And finally...despite the slings and arrows, I did have a sincere question/contention here, and it is simply this;
When one hears that Hugh Wilson and his committee were way too green to have routed the original Merion course, it sounds reasonable on the face of it, especially when the author makes no attempt to differentiate between the original 1912 routing and today's routing that has been lauded as nearly perfect.
In point of fact, the original routing is roughly 65% the same as todays, and not nearly as good.
So the real question is, what level of expertise would the committee have needed to route the golf course?
Let's recall that it was 120 acres, roughly, and they built a course just over 6200 yards.
Now, if that 120 acres of land was a rolling, largely untreed, rectangular property with a few choice natural hazards like a creek, one could see any number of possibilities in how the course might be routed.
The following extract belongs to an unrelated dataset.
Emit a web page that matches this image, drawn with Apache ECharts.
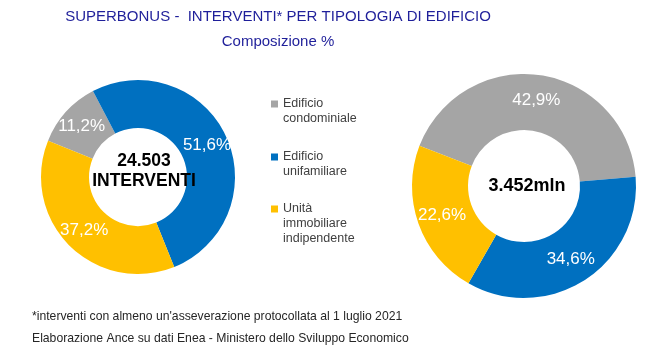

However, this was not the case.
What I presented above, and what the Merion committee was presented with, is a very narrow, L-shaped property with some serious limitations like a big, ole quarry, existing structures, a public road crossing, a real estate component next door, and basic Pennsylvania clay.
The point of my question was...is it possible to design a good, reasonably challenging course of 6200 yards on this property by anyone...professional or amateur...where the holes on the north side of Ardmore Ave. don't flow north and south, and the holes on the south side don't flow east and west?
I mean...how else would you route it? What special talent or insight did it take to do what they did, considering that the original layout was NOT today's, and that fully 7 of the 18 holes were changed in whole or part by 1924?
If these are questions that don't belong on an architectural website, then perhaps I'm in the wrong place here.